A new administrative office, that of Dean of Freshmen, has been established by the Board of Trustees, and will be in charge of Professor E. Gordon Bill, who was recently elected to the position. A Freshman Council, whose functions will be somewhat analagous to those of the Administration Committee, but whose province shall be wholly in the field of freshman affairs has also been elected. The purpose, in effect, of this change, is to treat the freshman class in all of its relationships as a separate administrative unit within the College.
This action has been taken in the conviction that the adjustments of the men transferring to college from preparatory school, or from home environments, offer particular problems which can be most advantageously studied and met by the College by assuming especial concern for this specific group of men and giving their affairs individual oversight.
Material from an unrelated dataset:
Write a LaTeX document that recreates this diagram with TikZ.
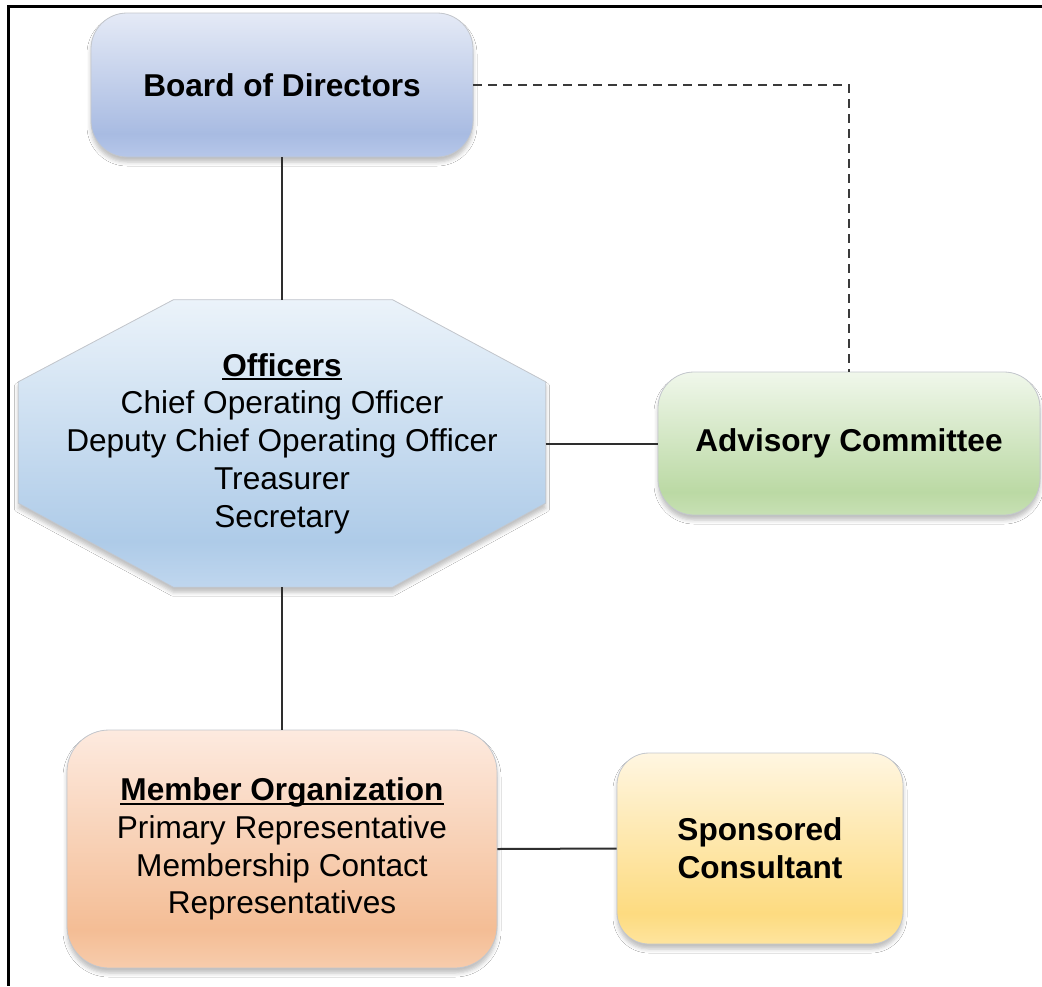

The freshman year in college offers perhaps the most radical change in conditions of life and educational method that the average man encounters in the course of his experience with formal educational institutions. This is perhaps particularly marked in a group of men such as that which composes the freshman class at Dartmouth, which is drawn from so wide a geographical area and consequently from so many types of schools.
It is believed that in the projected change, and in the acceptance by Professor Bill of the newly established position, there will be a marked advantage for the individual man as well as distinct gain for the College in the quicker and more complete articulation which will be possible for the newcomer with life and college processes.